Robinson converted a virtual conference on Zoom with some of her girls, a weekly gathering that typically revolves around hoops, into a conversation about George Floyd’s death in Minneapolis, which has spawned a tsunami-like reaction both nationally and abroad under the broad heading of race relations.
There were 15 to 20 girls in the conference, Robinson estimated. Their ages ranged for 10 to 13 years old. There were white and black girls involved along with different ethnicities represented.
“When I was their age, that was the first time anyone said anything about the race of my best friends,” said Robinson, whose friends were mostly white. “Even then, it didn’t make sense.”
Robinson gave the parents a heads up about the conference’s subject matter and invited them to join. She also included several of her friends. Some were from the aforementioned time in her life, growing up in Grand Prairie, Texas. Overall, their backgrounds were as diverse as the children’s.
Ostensibly, Robinson wanted to be forthcoming and transparent with her players about her perspective.
“I have to fight the good fight,” she said on Monday. “I can’t do what I do with racism. I can’t do what I do with division.”
But she also wants the girls to feel comfortable talking about subjects that are uncomfortable in nature. Hence, her decision to divert the conference from basketball. She’s broached the Me-Too movement with them as well.
“It’s opened up a discussion for them to start talking to each other about it,” Robinson said. “I believe that it gives them a safe place to talk about these things. And it gives them a safe place to talk about these things with people that are different than them.”
Robinson, who has 5-year-old biracial son named Destin, refers to herself as “momma coach” with regard to her players and added, “I’m not raising girls to be quiet but to stand up for themselves.”

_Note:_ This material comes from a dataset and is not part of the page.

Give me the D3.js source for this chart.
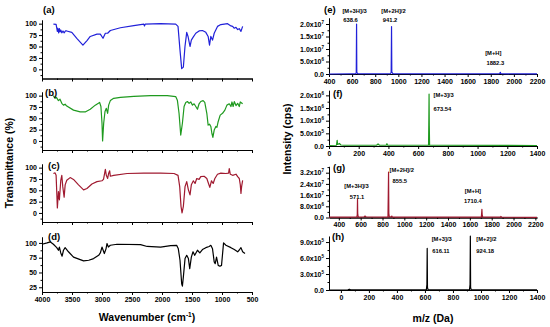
<!DOCTYPE html>
<html><head><meta charset="utf-8">
<script src="https://cdn.jsdelivr.net/npm/d3@7"></script>
<style>
body{margin:0;background:#fff}
svg text{font-family:"Liberation Sans",Arial,sans-serif;font-weight:bold;fill:#000}
</style>
</head><body>
<svg id="c" width="550" height="327"></svg>
<script>
// ---------- IR (FTIR) data: wavenumber (cm-1) and transmittance (%) ----------
const irA_wn = [3810,3765,3744,3735,3722,3710,3698,3687,3670,3650,3630,3610,3587,3503,3420,3318,3250,3196,3084,3028,2983,2944,2906,2861,2693,2470,2303,2292,2280,2023,1772,1733,1700,1672,1644,1617,1588,1566,1533,1511,1483,1437,1382,1326,1270,1231,1208,1186,1158,1130,1075,1019,907,851,823,795,767,739,712,684,656];
const irA_t  = [99,98.5,83,90,80,89,82,86,80,84,80,84,84,81,68,53,63,72,77,77,68,79,79,85,91,95.5,99,95,99,100,99,94,42,1.5,5,50,81,72,50,64,70,79,84,85,81,72,53,72,64,79,94,98,100,95,94,90,92,87,89,83,94];

const irB_wn = [3810,3782,3760,3726,3700,3670,3642,3615,3587,3475,3363,3280,3196,3112,3040,3018,3000,2990,2972,2950,2928,2906,2889,2861,2805,2693,2470,2191,1912,1772,1744,1716,1688,1660,1632,1604,1576,1548,1520,1492,1465,1437,1409,1382,1354,1315,1287,1253,1231,1208,1186,1169,1152,1130,1102,1085,1063,1030,991,952,918,879,851,834,815,795,767,739,712,695,656];
const irB_t  = [100,94,96,89,92,83,79,81,77,68,64,64,70,79,85,76,39,0,39,65,72,61,79,89,94,96,98.5,100,100,98,90,61,13,39,76,85,87,83,86,79,82,76,70,82,87,89,85,61,35,37,32,17,8,24,32,30,43,57,61,68,79,82,76,86,76,87,78,83,76,86,82];

const irC_wn = [3810,3782,3765,3744,3726,3710,3687,3670,3654,3631,3614,3587,3531,3475,3391,3307,3251,3168,3084,3000,2975,2944,2928,2906,2890,2872,2861,2805,2582,2303,2023,1800,1733,1705,1683,1666,1644,1616,1588,1560,1533,1511,1477,1449,1421,1382,1354,1298,1253,1225,1203,1175,1147,1119,1075,1019,935,890,879,862,823,767,739,712,695,684,673,656];
const irC_t  = [87,88.4,83,11,47,29,72,83,58,35,62,72,78,74,62,51,54,64,69,71,74,96,83,76,87,93,81,83,87,88,88,87,83,58,14.5,0,14.5,58,69,51,40,62,71,65,76,74,80,81,76,65,56.5,71,65,76,85.5,88,87,88,98,85.5,83,85.5,80,76,62,43,58,72];

const irD_wn = [4000,3916,3860,3810,3754,3726,3710,3687,3665,3642,3614,3559,3475,3307,3220,3140,3056,3028,3000,2961,2933,2917,2894,2861,2749,2358,2247,2023,1856,1756,1728,1700,1672,1660,1644,1616,1588,1560,1538,1511,1483,1455,1409,1370,1326,1270,1214,1186,1158,1130,1113,1091,1063,1035,1008,974,935,851,795,739,712,684,656,617];
const irD_t  = [97.7,100,101.7,97.7,92,87.6,93,83,77.5,87.6,92,85,76,69.6,70.7,73.5,79,83,93,82,90,99,93,96,97.7,97,94,93,95.5,96,90,70.7,31,27,42.5,73.5,79,73.5,56.6,76,85,79,87.6,83,88.7,92,94,96,90,68,65,76,62,60.6,62,100,96,92,88.7,85,88,92,85,82];

// ---------- Mass spectra data: m/z (Da) and intensity (cps) ----------
const msE_mz  = [400,600,630,636,638.6,640.5,644,650,930,938,941.2,943.5,948,955,1870,1878,1882.3,1886,1895,2200];
const msE_int = [0,1e5,1e5,5e5,2.0e7,6e5,4e5,1e5,1e5,6e5,1.9e7,8e5,4e5,1e5,1e5,2e5,7e5,2e5,1e5,5e4];

const msF_mz  = [0,50,55,58,70,80,100,320,330,340,385,390,395,670,672,673.54,675,677,1400];
const msF_int = [2e4,3e4,2.2e5,6e4,1e5,4e4,3e4,3e4,8e4,3e4,3e4,9e4,3e4,3e4,1.0e6,2.05e6,8e5,3e4,2e4];

const msG_mz  = [310,565,569,571.1,573,576,580,630,640,650,850,853,855.5,858,862,880,885,890,1705,1708,1710.4,1713,1718,1880,1885,1890,2215];
const msG_int = [2e5,3e5,2e6,1.3e7,3e6,1e6,3e5,4e5,1e6,4e5,3e5,1.7e7,3.25e7,3e6,5e5,4e5,1e6,3e5,3e5,3e6,5.9e6,2e6,3e5,3e5,8e5,2e5,1e5];

const msH_mz  = [-85,50,60,70,300,610,614,616.11,618,622,918,922,924.18,926,930,1400];
const msH_int = [0,5e3,1.5e4,5e3,5e3,5e3,1e5,7.8e5,5e4,5e3,5e3,1e5,1.01e6,5e4,5e3,3e3];

// tick labels
const irYTicks = [0,25,50,75,100];
const irXTicks = [4000,3500,3000,2500,2000,1500,1000,500];
const eYTicks = [[0,"0.0",""],[5e6,"5.0x10","6"],[1e7,"1.0x10","7"],[1.5e7,"1.5x10","7"],[2e7,"2.0x10","7"]];
const fYTicks = [[0,"0.0",""],[5e5,"5.0x10","5"],[1e6,"1.0x10","6"],[1.5e6,"1.5x10","6"],[2e6,"2.0x10","6"]];
const gYTicks = [[0,"0.0",""],[8e6,"8.0x10","6"],[1.6e7,"1.6x10","7"],[2.4e7,"2.4x10","7"],[3.2e7,"3.2x10","7"]];
const hYTicks = [[0,"0.0",""],[3e5,"3.0x10","5"],[6e5,"6.0x10","5"],[9e5,"9.0x10","5"]];
const mzTicksWide = [400,600,800,1000,1200,1400,1600,1800,2000,2200];
const mzTicksNarrow = [0,200,400,600,800,1000,1200,1400];

const svg = d3.select("#c");
const TICK_FS = 7;
const fmtInt = d3.format("d");

function styleAxis(g){
  g.selectAll("path.domain").attr("stroke","#000").attr("stroke-width",1);
  g.selectAll(".tick line").attr("stroke","#000").attr("stroke-width",1);
  g.selectAll(".tick text").attr("font-size",TICK_FS).attr("font-family",null);
  g.attr("font-family",null);
}

// ---------- IR panels ----------
const irX = d3.scaleLinear().domain([4000,500]).range([42,252]);
const irPanels = [
  {wn:irA_wn,t:irA_t,color:"#2121d9",domain:[-20,108],range:[78.5,20],yt:irYTicks,label:"(a)",lx:43,ly:12.5,showX:false},
  {wn:irB_wn,t:irB_t,color:"#1f9a1f",domain:[-20,108],range:[150,92],yt:irYTicks,label:"(b)",lx:45,ly:95.5,showX:false},
  {wn:irC_wn,t:irC_t,color:"#a01a30",domain:[-20,108],range:[222,164],yt:irYTicks,label:"(c)",lx:48,ly:169,showX:false},
  {wn:irD_wn,t:irD_t,color:"#000000",domain:[17,110],range:[292,237],yt:[25,50,75,100],label:"(d)",lx:48,ly:240,showX:true}
];
irPanels.forEach(p=>{
  const y = d3.scaleLinear().domain(p.domain).range(p.range);
  const yb = p.range[0];
  const minorY = d3.range(-12.5,110,25).filter(v=>v>p.domain[0]&&v<p.domain[1]);
  svg.append("g").attr("transform","translate(42,0)")
    .call(d3.axisLeft(y).tickValues(minorY).tickSize(1.5).tickFormat("").tickSizeOuter(0)).call(styleAxis);
  svg.append("g").attr("transform","translate(42,0)")
    .call(d3.axisLeft(y).tickValues(p.yt).tickSize(3).tickPadding(2).tickFormat(fmtInt).tickSizeOuter(0)).call(styleAxis);
  svg.append("g").attr("transform",`translate(0,${yb})`)
    .call(d3.axisBottom(irX).tickValues(d3.range(3750,500,-500)).tickSize(1.5).tickFormat("").tickSizeOuter(0)).call(styleAxis);
  const xa = d3.axisBottom(irX).tickValues(irXTicks).tickSize(3).tickPadding(2).tickSizeOuter(0)
    .tickFormat(p.showX ? fmtInt : "");
  svg.append("g").attr("transform",`translate(0,${yb})`).call(xa).call(styleAxis);
  const pts = p.wn.map((w,i)=>[w,p.t[i]]);
  svg.append("path").datum(pts)
    .attr("fill","none").attr("stroke",p.color).attr("stroke-width",1.2).attr("stroke-linejoin","round")
    .attr("d",d3.line().x(d=>irX(d[0])).y(d=>y(d[1])));
  svg.append("text").attr("x",p.lx).attr("y",p.ly).attr("font-size",9.5).text(p.label);
});

// ---------- MS panels ----------
const msPanels = [
  {mz:msE_mz,it:msE_int,color:"#2121d9",xd:[400,2200],yd:[0,2.24e7],yr:[74,18],yt:eYTicks,xt:mzTicksWide,label:"(e)",lx:324,ly:13,
   ann:[["[M+3H]/3",-2,12.5,"middle"],["638.6",-6,22,"middle"],["[M+2H]/2",2,12.5,"middle"],["941.2",-1.5,22,"middle"],["[M+H]",-7,55,"middle"],["1882.3",-5,65,"middle"]],
   annPk:[638.6,638.6,941.2,941.2,1882.3,1882.3]},
  {mz:msF_mz,it:msF_int,color:"#1f9a1f",xd:[0,1400],yd:[0,2.2e6],yr:[146,90.3],yt:fYTicks,xt:mzTicksNarrow,label:"(f)",lx:333,ly:97,
   ann:[["[M+3]/3",4.5,97,"start"],["673.54",4.5,110.5,"start"]],annPk:[673.54,673.54]},
  {mz:msG_mz,it:msG_int,color:"#a01a30",xd:[310,2215],yd:[0,3.65e7],yr:[217.5,166.4],yt:gYTicks,xt:mzTicksWide,label:"(g)",lx:333,ly:171,
   ann:[["[M+3H]/3",-1,188,"middle"],["571.1",-0.5,198.5,"middle"],["[M+2H]/2",1,171.5,"start"],["855.5",4,182.5,"start"],["[M+H]",-9,192.5,"middle"],["1710.4",-9,202.5,"middle"]],
   annPk:[571.1,571.1,855.5,855.5,1710.4,1710.4]},
  {mz:msH_mz,it:msH_int,color:"#000000",xd:[-85,1400],yd:[0,1.01e6],yr:[290,236.2],yt:hYTicks,xt:mzTicksNarrow,label:"(h)",lx:332,ly:240,
   ann:[["[M+3]/3",4.5,240.5,"start"],["616.11",5,253,"start"],["[M+2]/2",6,240.5,"start"],["924.18",6,253,"start"]],
   annPk:[616.11,616.11,924.18,924.18]}
];
msPanels.forEach(p=>{
  const x = d3.scaleLinear().domain(p.xd).range([329,537]);
  const y = d3.scaleLinear().domain(p.yd).range(p.yr);
  const yb = p.yr[0];
  const step = p.yt[1][0];
  const minorY = d3.range(step/2,p.yd[1],step);
  svg.append("g").attr("transform","translate(329,0)")
    .call(d3.axisLeft(y).tickValues(minorY).tickSize(1.5).tickFormat("").tickSizeOuter(0)).call(styleAxis);
  const yg = svg.append("g").attr("transform","translate(329,0)")
    .call(d3.axisLeft(y).tickValues(p.yt.map(d=>d[0])).tickSize(3).tickPadding(2).tickFormat(()=>"").tickSizeOuter(0)).call(styleAxis);
  yg.selectAll(".tick text").each(function(d){
    const lab = p.yt.find(e=>e[0]===d);
    const s = d3.select(this);
    s.text(lab[1]);
    if(lab[2]) s.append("tspan").attr("dy",-3).attr("font-size",4.5).text(lab[2]);
  });
  const minorX = d3.range(p.xt[0]+100,p.xd[1],200).filter(v=>v>p.xd[0]);
  svg.append("g").attr("transform",`translate(0,${yb})`)
    .call(d3.axisBottom(x).tickValues(minorX).tickSize(1.5).tickFormat("").tickSizeOuter(0)).call(styleAxis);
  svg.append("g").attr("transform",`translate(0,${yb})`)
    .call(d3.axisBottom(x).tickValues(p.xt).tickSize(3).tickPadding(2).tickFormat(fmtInt).tickSizeOuter(0)).call(styleAxis);
  const pts = p.mz.map((m,i)=>[m,p.it[i]]);
  svg.append("path").datum(pts)
    .attr("fill","none").attr("stroke",p.color).attr("stroke-width",1.2).attr("stroke-linejoin","round")
    .attr("d",d3.line().x(d=>x(d[0])).y(d=>y(d[1])));
  svg.append("text").attr("x",p.lx).attr("y",p.ly).attr("font-size",9.5).text(p.label);
  p.ann.forEach((a,i)=>{
    svg.append("text").attr("x",x(p.annPk[i])+a[1]).attr("y",a[2])
      .attr("text-anchor",a[3]).attr("font-size",5.8).text(a[0]);
  });
});

// ---------- axis titles ----------
const wt = svg.append("text").attr("x",147).attr("y",321).attr("text-anchor","middle").attr("font-size",10.5);
wt.append("tspan").text("Wavenumber (cm");
wt.append("tspan").attr("dy",-4).attr("font-size",6.5).text("-1");
wt.append("tspan").attr("dy",4).text(")");
svg.append("text").attr("x",433).attr("y",322).attr("text-anchor","middle").attr("font-size",10.5).text("m/z (Da)");
svg.append("text").attr("transform","translate(13,163) rotate(-90)").attr("text-anchor","middle").attr("font-size",10.5).text("Transmittance (%)");
svg.append("text").attr("transform","translate(291,139) rotate(-90)").attr("text-anchor","middle").attr("font-size",10.5).text("Intensity (cps)");
</script>
</body></html>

With her intentions in mind, I referenced her alma mater and the joint statement released on Sunday from UT athletic director Phillip Fulmer and the 15 head coaches of Vols and Lady Vols teams. The shared message was nearly 500 words in length and thought-provoking in its scope.
Specifically, the statement noted that among the life lessons taught by sports is “the less-touted ability to fully accept and embrace people who are different from us and have very different life experiences.
“On healthy teams, if you wear the same jersey as me, I’ve got your back – regardless of race or ethnicity, it doesn’t matter.”
The statement smartly asked the following two questions: “Why do these healthy cultures exist in small sports teams’ locker rooms all across the country but not in our larger communities? What can we study in a healthy team dynamic that can be applied to a metro city or a rural farm town?”
While not proposing any solutions, the thought process concluded that “if total acceptance, understanding and empathy – regardless of human differences – can coexist on sports teams, those things should be able to coexist anywhere.”
The statement’s conclusion spoke firmly and dramatically to the UT fan base in saying, “If you’re going to support our black student-athletes when they compete, please have the courage to support them and their families in their daily pursuit of peace, happiness and equity.”
In all, it was a statement to which Robinson could relate and utilize as both a mother and a “momma coach.”